[Entries from a dataset]
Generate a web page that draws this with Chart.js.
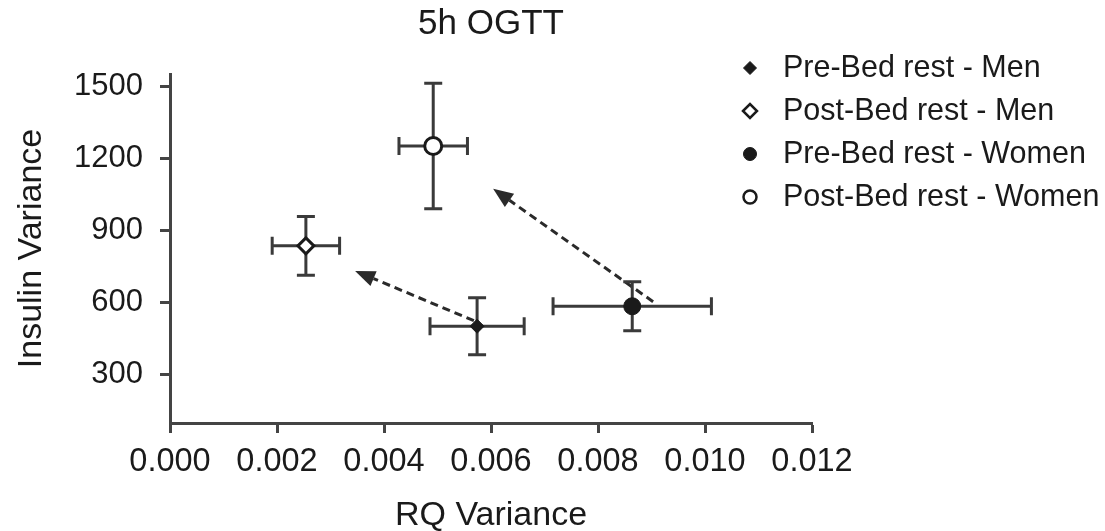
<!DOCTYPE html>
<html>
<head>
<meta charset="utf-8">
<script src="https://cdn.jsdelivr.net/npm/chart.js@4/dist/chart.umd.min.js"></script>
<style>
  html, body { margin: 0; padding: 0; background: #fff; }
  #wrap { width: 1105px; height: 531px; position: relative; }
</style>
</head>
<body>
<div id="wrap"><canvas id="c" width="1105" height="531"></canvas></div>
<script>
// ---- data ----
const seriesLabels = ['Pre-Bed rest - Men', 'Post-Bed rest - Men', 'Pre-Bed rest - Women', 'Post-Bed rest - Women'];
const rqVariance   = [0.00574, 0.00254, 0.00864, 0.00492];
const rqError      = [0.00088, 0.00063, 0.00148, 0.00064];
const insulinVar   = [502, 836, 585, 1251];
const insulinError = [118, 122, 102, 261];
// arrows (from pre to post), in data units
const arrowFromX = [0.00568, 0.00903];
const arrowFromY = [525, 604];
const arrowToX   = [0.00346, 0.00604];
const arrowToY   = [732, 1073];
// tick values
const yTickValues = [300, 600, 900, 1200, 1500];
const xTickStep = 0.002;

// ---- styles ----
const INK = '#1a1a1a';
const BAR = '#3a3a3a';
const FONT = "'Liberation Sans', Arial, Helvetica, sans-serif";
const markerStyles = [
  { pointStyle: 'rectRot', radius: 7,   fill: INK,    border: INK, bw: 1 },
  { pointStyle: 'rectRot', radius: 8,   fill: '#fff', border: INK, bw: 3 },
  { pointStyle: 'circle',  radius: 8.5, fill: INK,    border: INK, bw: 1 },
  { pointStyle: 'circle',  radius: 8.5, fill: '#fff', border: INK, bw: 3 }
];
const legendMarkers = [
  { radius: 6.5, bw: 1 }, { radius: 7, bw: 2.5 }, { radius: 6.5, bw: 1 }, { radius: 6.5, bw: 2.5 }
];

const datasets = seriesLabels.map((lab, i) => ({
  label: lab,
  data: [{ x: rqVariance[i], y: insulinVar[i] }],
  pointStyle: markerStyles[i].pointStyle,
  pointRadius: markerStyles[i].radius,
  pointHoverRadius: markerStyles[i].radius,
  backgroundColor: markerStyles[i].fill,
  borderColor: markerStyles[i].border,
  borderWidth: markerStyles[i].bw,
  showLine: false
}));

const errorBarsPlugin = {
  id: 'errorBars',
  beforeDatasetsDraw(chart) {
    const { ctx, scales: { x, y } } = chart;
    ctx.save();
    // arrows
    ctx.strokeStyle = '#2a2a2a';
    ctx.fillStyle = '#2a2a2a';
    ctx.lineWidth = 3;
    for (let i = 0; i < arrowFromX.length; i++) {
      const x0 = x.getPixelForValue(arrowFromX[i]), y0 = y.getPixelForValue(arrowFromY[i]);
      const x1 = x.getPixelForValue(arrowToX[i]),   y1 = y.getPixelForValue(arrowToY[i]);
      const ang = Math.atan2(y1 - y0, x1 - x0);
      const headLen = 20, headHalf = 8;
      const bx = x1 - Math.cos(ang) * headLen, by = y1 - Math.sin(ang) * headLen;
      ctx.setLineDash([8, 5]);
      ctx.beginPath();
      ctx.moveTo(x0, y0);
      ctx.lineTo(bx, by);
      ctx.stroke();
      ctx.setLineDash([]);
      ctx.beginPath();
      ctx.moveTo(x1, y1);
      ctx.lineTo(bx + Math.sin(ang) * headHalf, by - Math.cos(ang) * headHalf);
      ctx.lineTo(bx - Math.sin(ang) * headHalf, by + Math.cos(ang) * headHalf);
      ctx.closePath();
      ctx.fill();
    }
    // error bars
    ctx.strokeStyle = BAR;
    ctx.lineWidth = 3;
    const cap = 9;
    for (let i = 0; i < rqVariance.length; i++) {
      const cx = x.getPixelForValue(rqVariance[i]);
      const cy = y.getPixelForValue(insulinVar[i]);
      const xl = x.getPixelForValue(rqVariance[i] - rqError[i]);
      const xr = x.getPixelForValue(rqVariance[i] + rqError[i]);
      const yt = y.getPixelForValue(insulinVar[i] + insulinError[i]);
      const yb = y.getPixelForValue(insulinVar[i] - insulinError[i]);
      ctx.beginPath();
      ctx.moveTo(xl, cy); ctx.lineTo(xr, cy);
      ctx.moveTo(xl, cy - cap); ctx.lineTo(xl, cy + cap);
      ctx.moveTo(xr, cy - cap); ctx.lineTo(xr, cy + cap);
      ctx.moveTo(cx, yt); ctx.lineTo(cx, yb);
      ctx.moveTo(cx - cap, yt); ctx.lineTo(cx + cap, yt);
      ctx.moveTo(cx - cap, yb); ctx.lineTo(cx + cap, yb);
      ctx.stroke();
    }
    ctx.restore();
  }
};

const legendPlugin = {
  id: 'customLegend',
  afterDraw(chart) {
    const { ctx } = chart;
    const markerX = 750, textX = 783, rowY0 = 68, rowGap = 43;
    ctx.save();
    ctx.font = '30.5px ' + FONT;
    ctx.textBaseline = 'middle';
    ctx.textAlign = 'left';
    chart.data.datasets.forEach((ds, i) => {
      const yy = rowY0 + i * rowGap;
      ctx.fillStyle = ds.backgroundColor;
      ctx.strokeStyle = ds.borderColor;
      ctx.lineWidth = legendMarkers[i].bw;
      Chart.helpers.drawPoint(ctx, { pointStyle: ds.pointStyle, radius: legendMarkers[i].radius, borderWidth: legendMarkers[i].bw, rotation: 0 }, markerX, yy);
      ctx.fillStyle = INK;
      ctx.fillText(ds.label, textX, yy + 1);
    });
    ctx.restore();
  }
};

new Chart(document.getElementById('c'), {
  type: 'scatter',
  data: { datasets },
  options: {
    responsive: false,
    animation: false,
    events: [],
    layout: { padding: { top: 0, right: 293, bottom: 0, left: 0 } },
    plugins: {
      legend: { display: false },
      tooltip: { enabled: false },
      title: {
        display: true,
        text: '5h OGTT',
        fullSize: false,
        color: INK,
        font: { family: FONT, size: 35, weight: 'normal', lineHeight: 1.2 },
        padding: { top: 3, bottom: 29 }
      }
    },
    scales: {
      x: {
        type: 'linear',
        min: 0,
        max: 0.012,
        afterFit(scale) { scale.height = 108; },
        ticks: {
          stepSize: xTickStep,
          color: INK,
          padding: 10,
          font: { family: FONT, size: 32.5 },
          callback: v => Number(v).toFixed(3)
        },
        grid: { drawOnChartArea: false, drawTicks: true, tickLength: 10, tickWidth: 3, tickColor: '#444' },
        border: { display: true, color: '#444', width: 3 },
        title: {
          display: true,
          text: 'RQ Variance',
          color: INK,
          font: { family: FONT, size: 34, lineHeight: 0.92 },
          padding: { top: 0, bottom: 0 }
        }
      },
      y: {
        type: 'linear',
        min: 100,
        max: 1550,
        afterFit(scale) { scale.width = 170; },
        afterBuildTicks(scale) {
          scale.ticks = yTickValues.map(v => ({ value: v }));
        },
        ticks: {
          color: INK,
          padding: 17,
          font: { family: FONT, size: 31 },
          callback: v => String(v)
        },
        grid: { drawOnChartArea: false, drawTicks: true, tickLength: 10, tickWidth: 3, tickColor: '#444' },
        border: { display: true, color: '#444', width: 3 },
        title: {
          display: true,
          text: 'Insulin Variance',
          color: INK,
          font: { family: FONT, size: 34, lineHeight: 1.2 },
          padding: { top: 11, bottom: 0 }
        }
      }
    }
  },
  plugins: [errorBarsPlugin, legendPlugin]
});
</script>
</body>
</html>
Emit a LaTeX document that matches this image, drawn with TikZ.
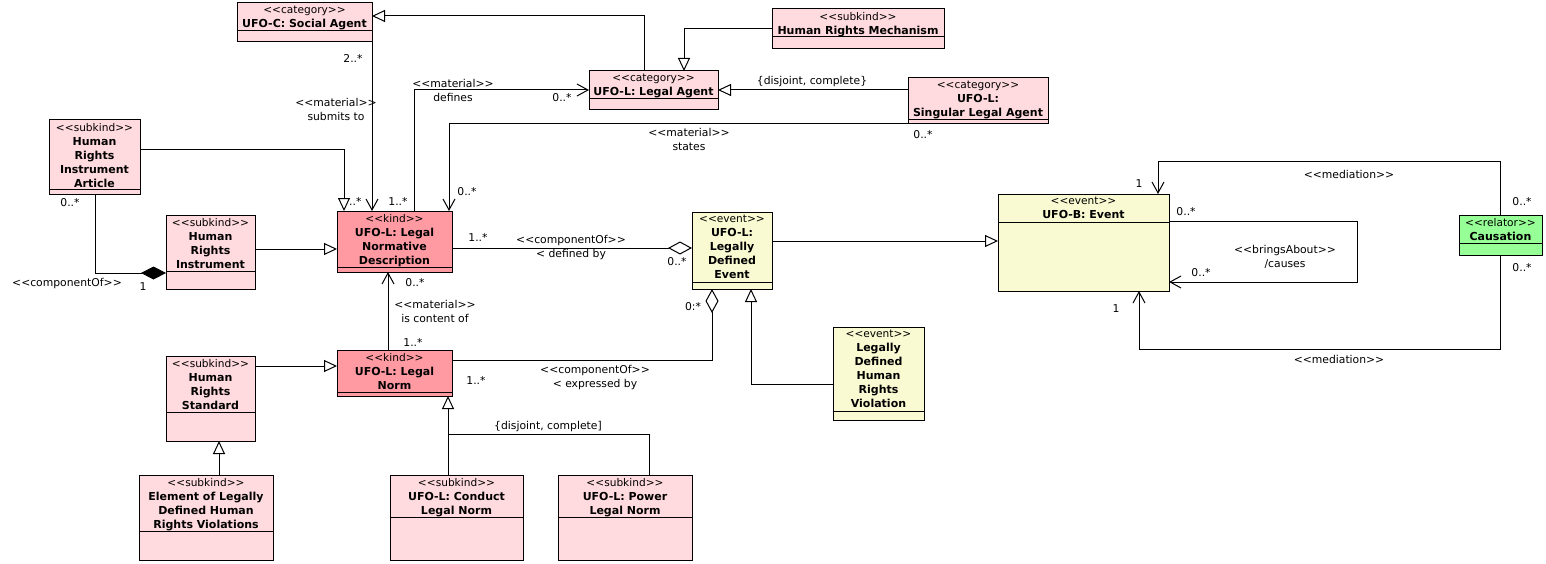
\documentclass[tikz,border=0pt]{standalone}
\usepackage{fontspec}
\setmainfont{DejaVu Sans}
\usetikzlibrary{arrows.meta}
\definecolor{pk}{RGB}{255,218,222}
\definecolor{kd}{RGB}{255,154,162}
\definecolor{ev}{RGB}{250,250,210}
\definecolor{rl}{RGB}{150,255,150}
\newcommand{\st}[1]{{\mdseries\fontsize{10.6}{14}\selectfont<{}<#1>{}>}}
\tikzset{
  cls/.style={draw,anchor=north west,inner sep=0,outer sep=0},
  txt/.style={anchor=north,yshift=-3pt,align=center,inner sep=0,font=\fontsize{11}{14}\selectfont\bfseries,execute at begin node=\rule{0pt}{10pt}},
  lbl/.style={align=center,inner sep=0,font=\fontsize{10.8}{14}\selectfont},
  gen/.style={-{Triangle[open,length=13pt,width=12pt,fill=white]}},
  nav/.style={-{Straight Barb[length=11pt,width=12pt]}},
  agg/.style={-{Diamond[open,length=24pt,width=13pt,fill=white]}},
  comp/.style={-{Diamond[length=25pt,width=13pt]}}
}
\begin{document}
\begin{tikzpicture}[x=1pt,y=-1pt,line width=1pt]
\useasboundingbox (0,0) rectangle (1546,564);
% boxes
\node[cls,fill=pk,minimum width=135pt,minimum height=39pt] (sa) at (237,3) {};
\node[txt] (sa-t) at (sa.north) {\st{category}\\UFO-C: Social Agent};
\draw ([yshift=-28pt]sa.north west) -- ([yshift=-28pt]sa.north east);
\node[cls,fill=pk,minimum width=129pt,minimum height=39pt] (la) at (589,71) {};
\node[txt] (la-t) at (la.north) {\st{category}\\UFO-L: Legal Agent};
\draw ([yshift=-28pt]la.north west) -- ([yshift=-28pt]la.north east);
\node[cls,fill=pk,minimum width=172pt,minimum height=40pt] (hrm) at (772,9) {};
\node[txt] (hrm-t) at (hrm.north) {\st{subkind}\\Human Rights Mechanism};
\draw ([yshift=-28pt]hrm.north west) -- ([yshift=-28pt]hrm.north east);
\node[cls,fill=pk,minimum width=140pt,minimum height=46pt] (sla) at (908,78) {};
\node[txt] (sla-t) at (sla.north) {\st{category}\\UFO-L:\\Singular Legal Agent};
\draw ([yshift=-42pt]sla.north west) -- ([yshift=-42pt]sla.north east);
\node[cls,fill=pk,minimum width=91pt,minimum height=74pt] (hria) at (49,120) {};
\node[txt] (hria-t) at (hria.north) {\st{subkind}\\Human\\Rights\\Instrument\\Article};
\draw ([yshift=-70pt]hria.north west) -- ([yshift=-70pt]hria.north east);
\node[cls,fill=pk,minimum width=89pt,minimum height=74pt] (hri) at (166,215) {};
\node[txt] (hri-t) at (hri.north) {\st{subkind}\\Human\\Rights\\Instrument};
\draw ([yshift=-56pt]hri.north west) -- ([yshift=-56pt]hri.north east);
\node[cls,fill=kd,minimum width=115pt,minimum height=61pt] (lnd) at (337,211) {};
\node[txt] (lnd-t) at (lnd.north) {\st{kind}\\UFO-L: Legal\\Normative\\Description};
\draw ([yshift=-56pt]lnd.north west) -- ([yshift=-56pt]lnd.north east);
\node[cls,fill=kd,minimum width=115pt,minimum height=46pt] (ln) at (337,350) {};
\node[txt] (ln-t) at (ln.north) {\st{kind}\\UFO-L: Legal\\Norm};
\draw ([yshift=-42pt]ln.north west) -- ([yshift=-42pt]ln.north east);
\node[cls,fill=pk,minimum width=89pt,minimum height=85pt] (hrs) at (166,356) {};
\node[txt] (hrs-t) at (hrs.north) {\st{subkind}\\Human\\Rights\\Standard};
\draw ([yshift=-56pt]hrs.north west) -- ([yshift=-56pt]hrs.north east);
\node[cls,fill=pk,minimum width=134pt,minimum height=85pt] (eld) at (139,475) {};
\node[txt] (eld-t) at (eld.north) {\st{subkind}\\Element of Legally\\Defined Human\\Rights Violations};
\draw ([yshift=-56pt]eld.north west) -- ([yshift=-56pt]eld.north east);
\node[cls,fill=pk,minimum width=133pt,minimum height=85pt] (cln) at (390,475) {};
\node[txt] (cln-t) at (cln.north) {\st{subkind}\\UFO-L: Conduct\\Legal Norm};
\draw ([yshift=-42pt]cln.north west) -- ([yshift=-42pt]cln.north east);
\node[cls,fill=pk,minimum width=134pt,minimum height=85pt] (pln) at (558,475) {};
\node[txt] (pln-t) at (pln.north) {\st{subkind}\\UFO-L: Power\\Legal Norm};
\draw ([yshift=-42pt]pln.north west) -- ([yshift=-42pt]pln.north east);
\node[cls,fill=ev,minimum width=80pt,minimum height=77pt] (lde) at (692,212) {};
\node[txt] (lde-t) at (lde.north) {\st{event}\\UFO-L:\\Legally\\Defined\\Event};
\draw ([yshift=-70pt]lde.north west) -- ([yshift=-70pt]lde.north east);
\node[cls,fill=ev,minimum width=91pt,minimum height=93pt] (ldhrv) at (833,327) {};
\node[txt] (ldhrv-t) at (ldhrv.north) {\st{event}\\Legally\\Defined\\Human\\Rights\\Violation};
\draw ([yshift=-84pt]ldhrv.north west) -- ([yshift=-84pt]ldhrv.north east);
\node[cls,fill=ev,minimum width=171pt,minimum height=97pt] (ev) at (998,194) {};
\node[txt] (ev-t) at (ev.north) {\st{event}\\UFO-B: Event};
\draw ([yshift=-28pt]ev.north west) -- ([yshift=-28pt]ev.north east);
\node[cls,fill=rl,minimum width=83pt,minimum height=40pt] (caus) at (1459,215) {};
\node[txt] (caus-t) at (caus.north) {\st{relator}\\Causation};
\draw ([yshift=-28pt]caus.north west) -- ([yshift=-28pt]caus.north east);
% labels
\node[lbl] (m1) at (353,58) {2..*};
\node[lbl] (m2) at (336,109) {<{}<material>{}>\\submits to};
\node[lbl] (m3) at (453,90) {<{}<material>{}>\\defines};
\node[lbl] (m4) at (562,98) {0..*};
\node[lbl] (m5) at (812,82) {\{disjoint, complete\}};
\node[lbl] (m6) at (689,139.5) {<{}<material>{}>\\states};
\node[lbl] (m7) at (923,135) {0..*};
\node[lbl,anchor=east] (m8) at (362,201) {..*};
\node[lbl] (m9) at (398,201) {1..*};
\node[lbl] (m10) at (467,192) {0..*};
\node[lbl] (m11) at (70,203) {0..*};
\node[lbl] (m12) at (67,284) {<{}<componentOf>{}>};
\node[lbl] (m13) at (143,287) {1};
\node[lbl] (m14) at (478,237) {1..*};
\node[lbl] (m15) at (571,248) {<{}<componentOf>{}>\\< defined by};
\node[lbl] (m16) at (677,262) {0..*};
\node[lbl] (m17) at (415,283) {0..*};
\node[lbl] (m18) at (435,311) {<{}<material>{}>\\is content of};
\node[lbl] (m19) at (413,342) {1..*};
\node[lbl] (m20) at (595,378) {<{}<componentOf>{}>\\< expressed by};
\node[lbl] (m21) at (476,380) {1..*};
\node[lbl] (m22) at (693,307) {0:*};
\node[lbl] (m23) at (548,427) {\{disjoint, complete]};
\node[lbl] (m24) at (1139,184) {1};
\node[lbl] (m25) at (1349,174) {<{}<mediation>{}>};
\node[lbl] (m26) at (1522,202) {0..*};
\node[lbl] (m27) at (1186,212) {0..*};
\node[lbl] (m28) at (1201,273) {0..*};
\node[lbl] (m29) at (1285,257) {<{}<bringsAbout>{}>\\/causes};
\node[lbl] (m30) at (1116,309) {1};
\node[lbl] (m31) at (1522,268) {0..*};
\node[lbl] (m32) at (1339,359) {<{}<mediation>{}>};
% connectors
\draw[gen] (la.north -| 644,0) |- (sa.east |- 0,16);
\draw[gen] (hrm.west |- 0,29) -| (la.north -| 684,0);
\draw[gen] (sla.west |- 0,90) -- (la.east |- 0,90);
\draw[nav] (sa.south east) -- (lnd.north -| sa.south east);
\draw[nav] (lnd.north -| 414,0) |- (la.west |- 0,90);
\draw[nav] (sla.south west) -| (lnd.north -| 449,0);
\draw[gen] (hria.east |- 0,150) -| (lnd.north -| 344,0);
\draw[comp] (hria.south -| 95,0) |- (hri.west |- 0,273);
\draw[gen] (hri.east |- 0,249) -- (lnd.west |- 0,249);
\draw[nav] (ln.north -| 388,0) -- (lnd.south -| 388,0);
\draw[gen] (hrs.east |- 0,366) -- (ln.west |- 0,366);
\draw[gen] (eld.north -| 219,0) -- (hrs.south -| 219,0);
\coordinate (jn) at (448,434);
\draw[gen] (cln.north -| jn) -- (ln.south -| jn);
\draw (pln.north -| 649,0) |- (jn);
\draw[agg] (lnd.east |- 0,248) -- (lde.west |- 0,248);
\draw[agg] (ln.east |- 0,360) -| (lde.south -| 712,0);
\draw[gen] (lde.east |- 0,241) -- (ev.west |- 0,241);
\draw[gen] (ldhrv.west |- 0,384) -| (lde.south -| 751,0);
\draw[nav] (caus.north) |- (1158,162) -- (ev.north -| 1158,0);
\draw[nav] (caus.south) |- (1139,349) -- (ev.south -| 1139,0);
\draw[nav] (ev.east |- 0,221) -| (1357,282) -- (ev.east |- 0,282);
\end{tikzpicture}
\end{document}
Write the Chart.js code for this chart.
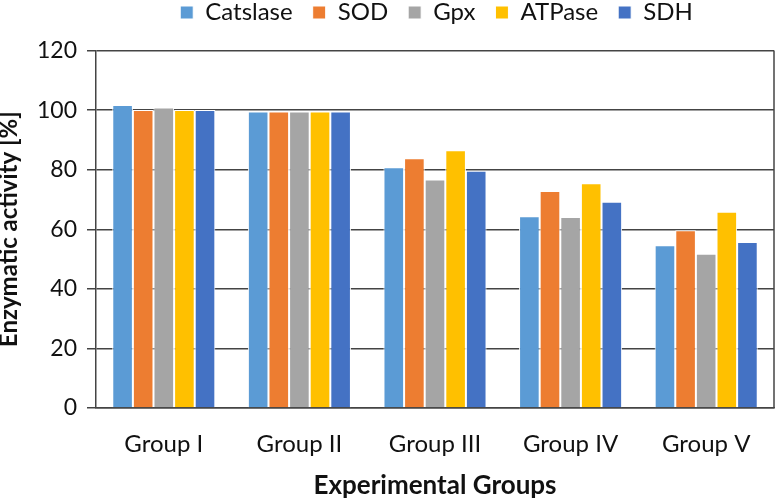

GOAL OF THE EXERCISE
Pull every line containing "that" from the data.

THE RESPONSE
Generate a web page that draws this with Chart.js.
Emit a LaTeX document that matches this image, drawn with TikZ.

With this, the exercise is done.